I see there is already raised issues to enhancement code quality:

Issues shows similar findings what analysis tool found but there is some other aspects what should be considered: https://codescene.io/projects/33542/jobs/790698/results/warnings/code-health-degradation

I would like to help but my python knowledge is not good enough and my understanding the subject is very limited.

j-c-cook commented 1 year ago

@ikijano Thank you for your constructive criticism.

This package implements some serious theoretical physical models. Looking at this code base and considering it complex is natural, I believe. The complexity and sheer depth of knowledge that is located in this package is impressive. I implemented one small piece of pygfunction in C++ a couple years ago, and the task was no walk in the park.

On top of the math expertise required here, the numpy package has been extensively utilized for computational speed. Therefore, a Python developer well versed in the native object containers could come here and need to educate himself/herself on NumPy lingo. The utilization of numpy here is impressive.

If you want to dive into the implementation, I encourage you to pick one aspect at a time. Small pieces here are feasible to be understood, but all at one time with no aim would likely not result in anything meaningful (i.e. is there existence without limitation?). Perhaps there is a need for a certain kind of documentation along with this package. Please do not hesitate to create new issues with a question or to start a discussion at any time. Feedback is really helpful to help better tailor this package for the next person.

We can always strive to have a more human readable implementation. The implementation vs. feature is a balancing act that is crucial. I say the balance is analogous to a physical foundation.

As a response to the code analysis you presented, I've proposed #258. Moving to a Python code formatter like black may be an improvement (though I really think the name of that package is horribly chosen). I also think we could implement some static checks in the build process using mypy.

ikijano commented 1 year ago

Thank you @j-c-cook. I don't expect these kind things to happen immediately it more like ultimate goal to make code also more readable and clean. I know sometimes it's necessary sacrifice readability to make code perform better.

I think there are some areas where it's relatively easy to improve code quality: Separating concerns like moving all visualization functionality away from core module to to own module and also trying to keep functions/methods/classes do one thing.

I'm glad there is tests in this project so any refactoring should be realive safe to do.

I would say doing something like #258 could improve quality if it done correctly. In my experience keeping same if-else structure in multiple places makes code harder to read and maintain.

MassimoCimmino commented 1 year ago

Thank you @ikijano. The codescene tool seems very useful. I have some reading to do to correctly interpret the output.

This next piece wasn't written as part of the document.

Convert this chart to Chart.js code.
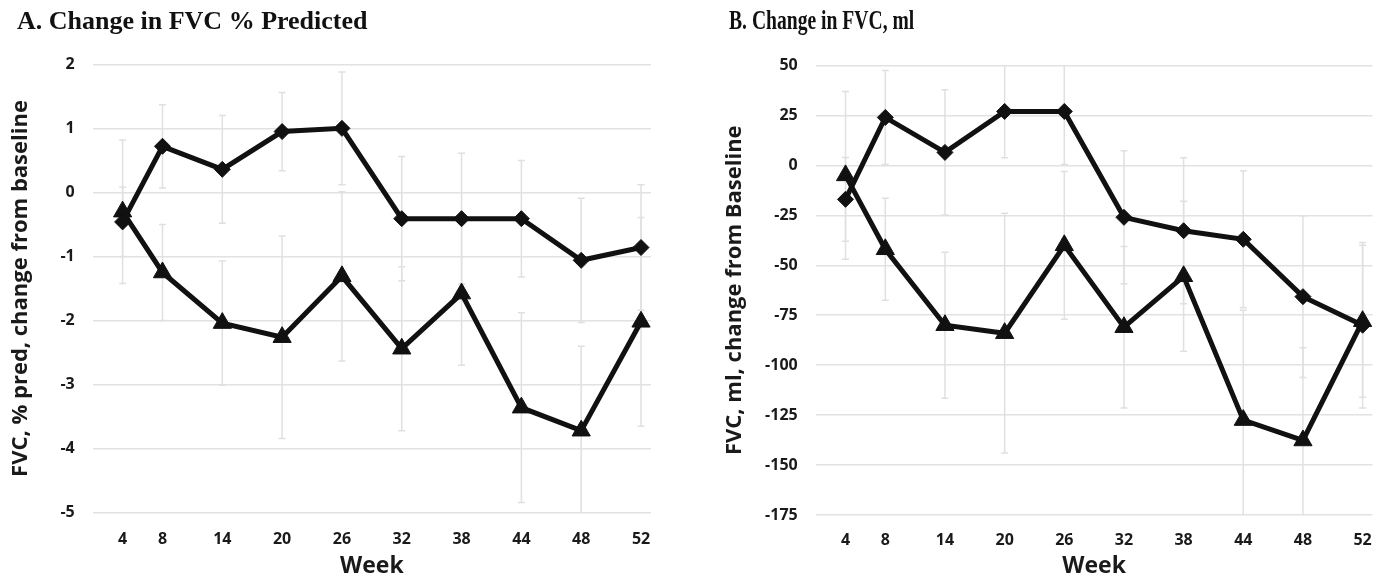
<!DOCTYPE html>
<html><head><meta charset="utf-8">
<script src="https://cdn.jsdelivr.net/npm/chart.js@4.4.1/dist/chart.umd.min.js"></script>
<style>
html,body{margin:0;padding:0;background:#fff;}
body{width:1388px;height:580px;position:relative;overflow:hidden;}
.panel{position:absolute;top:0;height:580px;}
.ttl{position:absolute;font-family:'Liberation Serif','Times New Roman',serif;font-weight:bold;color:#111;white-space:nowrap;transform-origin:0 0;}
</style></head><body>
<div class="panel" style="left:0;width:694px"><canvas id="cA" width="694" height="580"></canvas></div>
<div class="panel" style="left:694px;width:694px"><canvas id="cB" width="694" height="580"></canvas></div>
<div class="ttl" style="left:17px;top:7.5px;font-size:26px;line-height:26px">A. Change in FVC % Predicted</div>
<div class="ttl" style="left:729px;top:7px;font-size:26.5px;line-height:26.5px;transform:scaleX(0.74)">B. Change in FVC, ml</div>
<script>
// Week tick labels and their positions on the x axis (axis units)
const weekLabels = [4, 8, 14, 20, 26, 32, 38, 44, 48, 52];
const weekAxisPos = [4, 8, 14, 20, 26, 32, 38, 44, 50, 56];

// Panel A: change in FVC % predicted
const pctDiamond = [-0.46, 0.72, 0.36, 0.95, 1.00, -0.41, -0.41, -0.41, -1.06, -0.86];
const pctDiamondErr = [0.54, 0.65, 0.84, 0.61, 0.88, 0.97, 1.02, 0.91, 0.97, 0.98];
const pctTriangle = [-0.30, -1.25, -2.04, -2.26, -1.31, -2.44, -1.58, -3.36, -3.72, -2.02];
const pctTriangleErr = [1.12, 0.75, 0.97, 1.58, 1.32, 1.28, 1.12, 1.48, 1.32, 1.63];

// Panel B: change in FVC, ml
const mlDiamond = [-17, 24, 6.5, 27, 27, -26, -32.7, -37, -65.7, -80];
const mlDiamondErr = [21, 23.5, 31.3, 23.2, 26.5, 33.3, 36.5, 34.3, 40.5, 41.4];
const mlTriangle = [-5, -42, -80, -84, -40, -81, -55.5, -127.5, -137.7, -78];
const mlTriangleErr = [42, 25.5, 36.5, 60, 37, 40.4, 37.5, 55, 46.4, 38];

Chart.defaults.font.family = "'Open Sans', sans-serif";
Chart.defaults.color = '#1a1a1a';

const errorBarPlugin = {
  id: 'errorBars',
  beforeDatasetsDraw(chart) {
    const {ctx, chartArea, scales} = chart;
    const x = scales.x, y = scales.y;
    ctx.save();
    ctx.beginPath();
    ctx.rect(chartArea.left, chartArea.top, chartArea.right - chartArea.left, chartArea.bottom - chartArea.top);
    ctx.clip();
    ctx.strokeStyle = '#e0e0e0';
    ctx.lineWidth = 1.5;
    chart.data.datasets.forEach(ds => {
      ds.data.forEach((pt, i) => {
        const e = ds.errors[i];
        const px = x.getPixelForValue(pt.x);
        const yt = y.getPixelForValue(pt.y + e);
        const yb = y.getPixelForValue(pt.y - e);
        ctx.beginPath();
        ctx.moveTo(px, yt); ctx.lineTo(px, yb);
        ctx.moveTo(px - 3.5, yt); ctx.lineTo(px + 3.5, yt);
        ctx.moveTo(px - 3.5, yb); ctx.lineTo(px + 3.5, yb);
        ctx.stroke();
      });
    });
    ctx.restore();
  }
};

function pts(vals) { return vals.map((v, i) => ({x: weekAxisPos[i], y: v})); }

function makeChart(id, o) {
  return new Chart(document.getElementById(id), {
    type: 'line',
    data: {
      datasets: [
        {label: 'Diamond', data: pts(o.dia), errors: o.diaErr, borderColor: '#111', backgroundColor: '#111',
         borderWidth: 5, pointStyle: 'rectRot', pointRadius: 8, pointBorderWidth: 1, pointBackgroundColor: '#111', pointBorderColor: '#111', tension: 0},
        {label: 'Triangle', data: pts(o.tri), errors: o.triErr, borderColor: '#111', backgroundColor: '#111',
         borderWidth: 5, pointStyle: 'triangle', pointRadius: 10.5, pointBorderWidth: 1, pointBackgroundColor: '#111', pointBorderColor: '#111', tension: 0}
      ]
    },
    options: {
      responsive: false,
      animation: false,
      layout: {padding: {left: 0, right: o.padRight, top: o.padTop, bottom: 0}},
      plugins: {legend: {display: false}, tooltip: {enabled: false}, title: {display: false}},
      scales: {
        x: {
          type: 'linear', min: 1, max: 57,
          afterBuildTicks: s => { s.ticks = weekAxisPos.map(v => ({value: v})); },
          afterFit: s => { s.height = o.xHeight; },
          grid: {display: false, drawTicks: false},
          border: {display: false},
          ticks: {padding: o.xTickPad, font: {size: 16, weight: 'bold'}, color: '#1a1a1a',
                  callback: v => { const i = weekAxisPos.indexOf(v); return i >= 0 ? String(weekLabels[i]) : ''; }},
          title: {display: true, text: 'Week', font: {size: 23, weight: 'bold'}, color: '#1a1a1a', padding: {top: 0, bottom: 0}}
        },
        y: {
          min: o.yMin, max: o.yMax,
          ticks: {stepSize: o.step, padding: 18, font: {size: 16, weight: 'bold'}, color: '#1a1a1a'},
          afterFit: s => { s.width = o.yWidth; },
          grid: {color: '#e2e2e2', lineWidth: 1.5, drawTicks: false},
          border: {display: false},
          title: {display: true, text: o.yTitle, font: {size: 22, weight: 'bold'}, color: '#1a1a1a', padding: {top: o.yTitlePad, bottom: 0}}
        }
      }
    },
    plugins: [errorBarPlugin]
  });
}

makeChart('cA', {dia: pctDiamond, diaErr: pctDiamondErr, tri: pctTriangle, triErr: pctTriangleErr,
  yMin: -5, yMax: 2, step: 1, yTitle: 'FVC, % pred, change from baseline',
  padRight: 43, padTop: 64.3, xHeight: 67.3, yWidth: 92.7, yTitlePad: 7.3, xTickPad: 17});
makeChart('cB', {dia: mlDiamond, diaErr: mlDiamondErr, tri: mlTriangle, triErr: mlTriangleErr,
  yMin: -175, yMax: 50, step: 25, yTitle: 'FVC, ml, change from Baseline',
  padRight: 14, padTop: 65.5, xHeight: 65, yWidth: 121.7, yTitlePad: 27.8, xTickPad: 16});
</script>
</body></html>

I see here that the gfunction module is perhaps the most problematic, and I would agree with that. Instead of moving the visualization out of the module (I would argue they belong inside the gFunction class), I suggest we explore the possibility of moving the solvers to a separate module.

To follow up on @j-c-cook's comment, methods implemented into pygfunction are very recent, and in the case of my own methods they are implemented at the same time as they are developed (i.e. as the research is conducted and the scientific paper written). This has the advantage of bringing the functionality very quickly to the community. The obvious disadvantage is that it is a "first" implementation of the methods and they aren't always optimal both in readability and efficiency. We do revisit our implementations as we get more experience, as the project grows, and in response to (always welcome) feedback such as yours.

The refactoring we did to the gfunction module in v2.x is pretty much on par with my current ability as a Python developer but I am always interested in improving. I would appreciate if you had any specific changes in mind or documentation to read to go along with your concerns.

MassimoCimmino commented 8 months ago

It seems we couldn't arrive to any specific tasks. We will re-open this issue later if needed.